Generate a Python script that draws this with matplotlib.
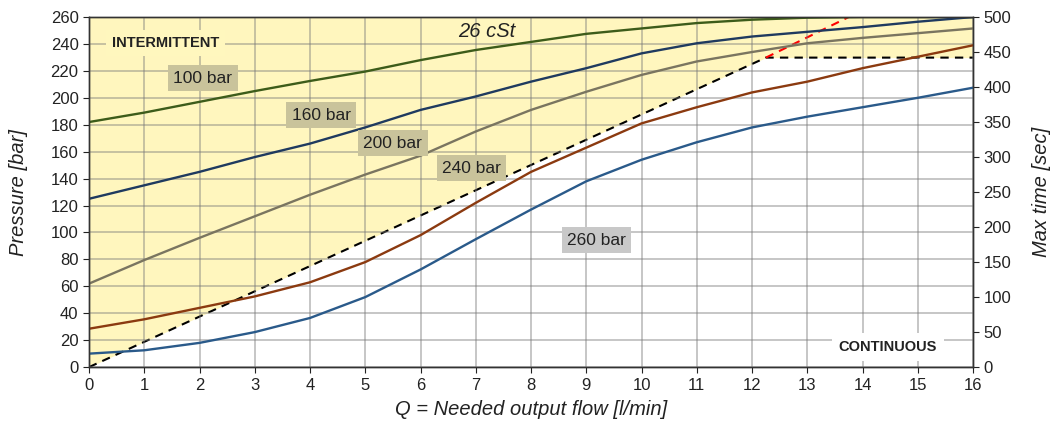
import matplotlib
matplotlib.use("Agg")
from matplotlib import pyplot as plt

plt.rcParams['font.family'] = ['Liberation Sans', 'DejaVu Sans']

# flow values (l/min)
flow = [0, 1, 2, 3, 4, 5, 6, 7, 8, 9, 10, 11, 12, 13, 14, 15, 16]

# pressure curves [bar], one per load
p_100 = [182, 189, 197, 205, 212.5, 219.5, 228, 235.5, 241.5, 247.5, 251.5, 255.5, 258, 259.5, 260, 260, 260]
p_160 = [125, 135, 145, 156, 166, 178, 191, 201, 212, 222, 233, 240.5, 245.5, 249, 252.5, 256.5, 260]
p_200 = [62, 79.5, 96, 112, 128, 143, 157, 175, 191, 204.5, 217, 227, 234, 240.5, 244.5, 248, 251.5]
p_240 = [28.5, 35.5, 44, 52.5, 63, 78, 98, 122, 145, 163, 181, 193, 204, 212, 222, 230.5, 239]
p_260 = [10, 12.5, 18, 26, 36.5, 52, 72.5, 95, 117, 138, 154, 167, 178, 186, 193, 200, 207.5]

curve_labels = ["100 bar", "160 bar", "200 bar", "240 bar", "260 bar"]
curve_colors = ["#3d5c1a", "#1f3a5f", "#7a7560", "#8b3a10", "#2a5a8a"]

# max time limit [sec]
limit_q = [0, 12.25, 16]
limit_t = [0, 442, 442]
extra_q = [12.25, 13.75]
extra_t = [442, 500]

fig = plt.figure(figsize=(10.52, 4.21), dpi=100)
ax = fig.add_axes([0.0846, 0.128, 0.8404, 0.8316])
ax2 = ax.twinx()
ax.set_zorder(ax2.get_zorder() + 1)
ax.patch.set_visible(False)

# intermittent zone (right axis units)
ax2.fill_between(limit_q, limit_t, 500, color="#fff4a8", alpha=0.75, lw=0)
ax2.plot(limit_q, limit_t, color="black", ls=(0, (4, 3)), lw=1.5)
ax2.plot(extra_q, extra_t, color="red", ls=(0, (4, 3)), lw=1.5)
ax2.set_ylim(0, 500)
ax2.set_yticks(range(0, 501, 50))

ax.grid(True, color="#7a7a7a", alpha=0.5, lw=1.2)
for vals, col in zip([p_100, p_160, p_200, p_240, p_260], curve_colors):
    ax.plot(flow, vals, color=col, lw=1.7)

ax.set_xlim(0, 16)
ax.set_ylim(0, 260)
ax.set_xticks(range(0, 17))
ax.set_yticks(range(0, 261, 20))

for a in (ax, ax2):
    a.tick_params(labelsize=12, colors="#222222", length=4)
    for s in a.spines.values():
        s.set_color("#333333")
        s.set_linewidth(1.0)

ax.set_xlabel("Q = Needed output flow [l/min]", fontsize=14.5, style="italic", color="#222222")
ax.set_ylabel("Pressure [bar]", fontsize=14.5, style="italic", color="#222222")
ax2.set_ylabel("Max time [sec]", fontsize=14.5, style="italic", color="#222222")
ax.xaxis.set_label_coords(0.5, -0.094)
ax.yaxis.set_label_coords(-0.069, 0.5)
ax2.yaxis.set_label_coords(1.067, 0.5)

label_pos = [(2.06, 214.7), (4.2, 187.2), (5.5, 166.4), (6.92, 147.8), (9.18, 94.3)]
box_colors = ["#c9c39b", "#c9c39b", "#c9c39b", "#c9c39b", "#c8c8c8"]
for txt, (q, p), bc in zip(curve_labels, label_pos, box_colors):
    ax.text(q, p, txt, fontsize=12.5, color="#222222", ha="center", va="center", zorder=5,
            bbox=dict(boxstyle="square,pad=0.3", fc=bc, ec="none"))

ax.text(1.38, 240.7, "INTERMITTENT", fontsize=10.5, weight="bold", color="#222222",
        ha="center", va="center", zorder=5,
        bbox=dict(boxstyle="square,pad=0.4", fc="#fff7be", ec="none"))
ax.text(14.46, 15, "CONTINUOUS", fontsize=10.5, weight="bold", color="#222222",
        ha="center", va="center", zorder=5,
        bbox=dict(boxstyle="square,pad=0.5", fc="white", ec="none"))
ax.text(7.2, 249, "26 cSt", fontsize=14.5, style="italic", color="#222222",
        ha="center", va="center", zorder=5)

fig.savefig("out.png", dpi=100)
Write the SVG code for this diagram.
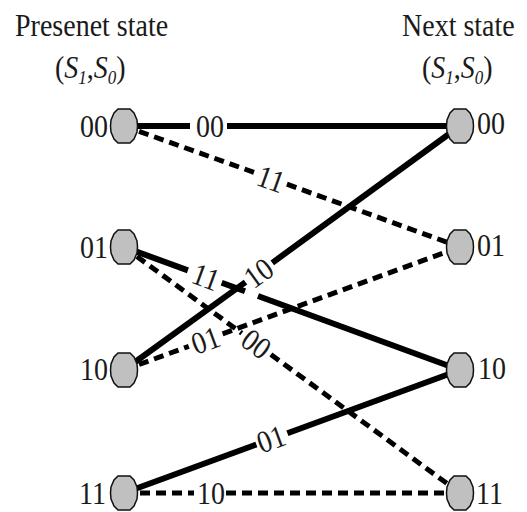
<svg xmlns="http://www.w3.org/2000/svg" width="527" height="512" viewBox="0 0 527 512">
<style>
text{font-family:"Liberation Serif","Times New Roman",serif;fill:#1a1a1a}
.t{font-size:28px}
.el{font-size:28px;text-anchor:middle}
.s{stroke:#000;stroke-width:6;fill:none}
.d{stroke:#000;stroke-width:5;fill:none;stroke-dasharray:10 6}
.n{fill:#c0c0c0;stroke:#111;stroke-width:1.5}
</style>
<defs>
<path id="nd" d="M-6,-17 L6,-17 L10,-13 L13,-6 L13.5,0 L13,6 L10,13 L6,17 L-6,17 L-10,13 L-13,6 L-13.5,0 L-13,-6 L-10,-13 Z"/>
</defs>
<rect width="527" height="512" fill="#fff"/>
<g id="titles">
<text class="t" transform="translate(15,36) scale(1,1.12)">Presenet state</text>
<text class="t" transform="translate(55,78) scale(1,1.12)">(<tspan font-style="italic">S</tspan><tspan font-style="italic" font-size="17" dy="5">1</tspan><tspan dy="-5">,</tspan><tspan font-style="italic">S</tspan><tspan font-style="italic" font-size="17" dy="5">0</tspan><tspan dy="-5">)</tspan></text>
<text class="t" transform="translate(402,36) scale(1,1.12)">Next state</text>
<text class="t" transform="translate(422,78) scale(1,1.12)">(<tspan font-style="italic">S</tspan><tspan font-style="italic" font-size="17" dy="5">1</tspan><tspan dy="-5">,</tspan><tspan font-style="italic">S</tspan><tspan font-style="italic" font-size="17" dy="5">0</tspan><tspan dy="-5">)</tspan></text>
</g>
<g id="connectors">
<!-- 00 -> 00 solid -->
<path class="s" d="M124,126 L190,126 M227,126 L460,126"/>
<g transform="translate(210,126) scale(1,1.12)"><text class="el" y="9.5">00</text></g>
<!-- 00 -> 01 dashed -->
<path class="d" d="M124,126 L254.9,172.7 M286.9,184.2 L460,247"/>
<g transform="translate(271,179) rotate(19.65) scale(1,1.12)"><text class="el" y="9.5">11</text></g>
<!-- 01 -> 10 solid -->
<path class="s" d="M124,247 L187.9,270.4 M221.7,282.8 L245,291.3 M258,296 L460,370"/>
<g transform="translate(206,277) rotate(20.1) scale(1,1.12)"><text class="el" y="9.5">11</text></g>
<!-- 01 -> 11 dashed -->
<path class="d" d="M124,247 L241.8,333.3 M270.9,354.5 L460,493"/>
<g transform="translate(256.3,343.9) rotate(36.2) scale(1,1.12)"><text class="el" y="9.5">00</text></g>
<!-- 10 -> 00 solid -->
<path class="s" d="M124,370 L245.5,282.1 M272.3,262.8 L460,126"/>
<g transform="translate(258.5,273) rotate(-35.9) scale(1,1.12)"><text class="el" y="9.5">10</text></g>
<!-- 10 -> 01 dashed -->
<path class="d" d="M124,370 L188.8,346.3 M222.6,333.9 L460,247"/>
<g transform="translate(205.5,340.2) rotate(-20.1) scale(1,1.12)"><text class="el" y="9.5">01</text></g>
<!-- 11 -> 10 solid -->
<path class="s" d="M124,493 L256.4,444.5 M287.4,433.2 L460,370"/>
<g transform="translate(271,439) rotate(-20.1) scale(1,1.12)"><text class="el" y="9.5">01</text></g>
<!-- 11 -> 11 dashed -->
<path class="d" d="M124,493 L194,493 M226,493 L460,493"/>
<g transform="translate(211,493) scale(1,1.12)"><text class="el" y="9.5">10</text></g>
</g>
<g id="p00"><use href="#nd" class="n" x="124" y="126"/><text class="t" text-anchor="end" transform="translate(108,137) scale(1,1.12)">00</text></g>
<g id="p01"><use href="#nd" class="n" x="124" y="247"/><text class="t" text-anchor="end" transform="translate(108,258) scale(1,1.12)">01</text></g>
<g id="p10"><use href="#nd" class="n" x="124" y="370"/><text class="t" text-anchor="end" transform="translate(108,380) scale(1,1.12)">10</text></g>
<g id="p11"><use href="#nd" class="n" x="124" y="493"/><text class="t" text-anchor="end" transform="translate(106,504) scale(1,1.12)">11</text></g>
<g id="n00"><use href="#nd" class="n" x="460" y="126"/><text class="t" transform="translate(477,134) scale(1,1.12)">00</text></g>
<g id="n01"><use href="#nd" class="n" x="460" y="247"/><text class="t" transform="translate(477,256) scale(1,1.12)">01</text></g>
<g id="n10"><use href="#nd" class="n" x="460" y="370"/><text class="t" transform="translate(478,379) scale(1,1.12)">10</text></g>
<g id="n11"><use href="#nd" class="n" x="460" y="493"/><text class="t" transform="translate(476,504) scale(1,1.12)">11</text></g>
</svg>
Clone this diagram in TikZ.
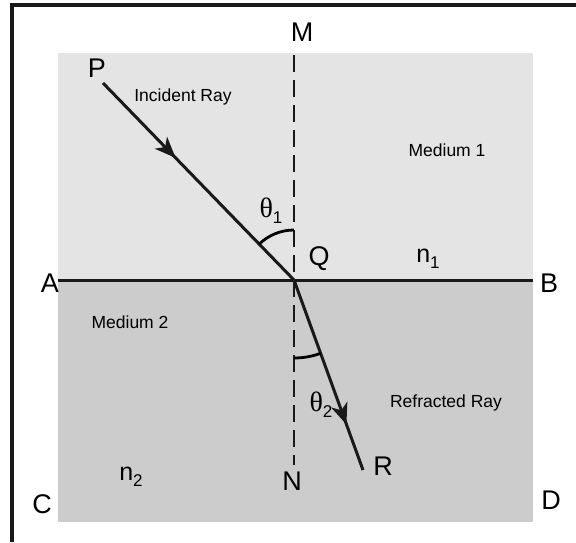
\documentclass[tikz,border=0pt]{standalone}
\usepackage{fontspec}
\setmainfont{Liberation Sans}
\newfontfamily\greekfont{Liberation Serif}
\usetikzlibrary{arrows.meta,decorations.markings,angles}
\definecolor{mediumone}{HTML}{E4E4E4}
\definecolor{mediumtwo}{HTML}{CCCCCC}
\newcommand{\lowsub}[1]{\raisebox{-6pt}{\normalfont\fontsize{17}{19}\selectfont #1}}
\tikzset{
  ray/.style={line width=3pt, black!90},
  tag/.style={font=\fontsize{27}{29}\selectfont, inner sep=0pt},
  caption/.style={font=\fontsize{17.5}{20}\selectfont, inner sep=0pt},
  arrowat/.style={postaction={decorate}, decoration={markings,
    mark=at position #1 with {\arrow{Stealth[length=21pt,width=17pt,inset=6pt]}}}}
}
\begin{document}
\begin{tikzpicture}[x=1pt,y=-1pt]
\useasboundingbox (0,0) rectangle (576,542);
% frame and the two media
\draw[line width=3.2pt, black!90] (10,5) -- (576,5);
\draw[line width=3.2pt, black!90] (12,5) -- (12,542);
\fill[mediumone] (58,53) rectangle (533,280);
\fill[mediumtwo] (58,280) rectangle (533,522);

\coordinate (Aend) at (58,280);
\coordinate (Bend) at (533,280);
\coordinate (Q) at (294,280);
\coordinate (P) at (103,83);
\coordinate (R) at (363,470);
\coordinate (Mtop) at (294,55);
\coordinate (Nbot) at (294,465);

\draw[line width=3pt, black!90] (Aend) -- (Bend);
\draw[line width=2.8pt, black!90, dash pattern=on 17pt off 8pt] (Mtop) -- (Nbot);
\draw[ray, arrowat=0.38] (P) -- (Q);
\draw[ray, arrowat=0.76] (Q) -- (R);
\pic[draw, line width=2.8pt, angle radius=50pt] {angle = Mtop--Q--P};
\pic[draw, line width=2.8pt, angle radius=78pt] {angle = Nbot--Q--R};

% letters
\node (M) [tag] at (302,32) {M};
\node (Plabel) [tag] at (97,68) {P};
\node (Qlabel) [tag] at (319,259) {Q};
\node (A) [tag] at (50,283) {A};
\node (B) [tag] at (549,283) {B};
\node (N) [tag] at (292,481) {N};
\node (Rlabel) [tag] at (383,466) {R};
\node (C) [tag] at (42,504) {C};
\node (D) [tag] at (551,500) {D};
\node (n1) [tag, font=\fontsize{25}{27}\selectfont] at (428,259) {n\lowsub{1}};
\node (n2) [tag, font=\fontsize{25}{27}\selectfont] at (131,477) {n\lowsub{2}};
\node (th1) [tag, font=\fontsize{28}{30}\selectfont] at (271,211) {\greekfont θ\lowsub{1}};
\node (th2) [tag, font=\fontsize{28}{30}\selectfont] at (321,405) {\greekfont θ\lowsub{2}};

% captions
\node (incident) [caption] at (183,97) {Incident Ray};
\node (med1) [caption] at (447,150) {Medium 1};
\node (med2) [caption] at (130,322) {Medium 2};
\node (refracted) [caption] at (446,403) {Refracted Ray};
\end{tikzpicture}
\end{document}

◆ ◆ ◆

## [AIM OF THE EXERCISE]
Repeat exactly the lines from the first line of the records above through the line containing "14, 15, 16]", both included. Leave out the pictures.

## [FINISHED ANSWER]
Generate a Python script that draws this with matplotlib.
import matplotlib
matplotlib.use("Agg")
from matplotlib import pyplot as plt

plt.rcParams['font.family'] = ['Liberation Sans', 'DejaVu Sans']

# flow values (l/min)
flow = [0, 1, 2, 3, 4, 5, 6, 7, 8, 9, 10, 11, 12, 13, 14, 15, 16]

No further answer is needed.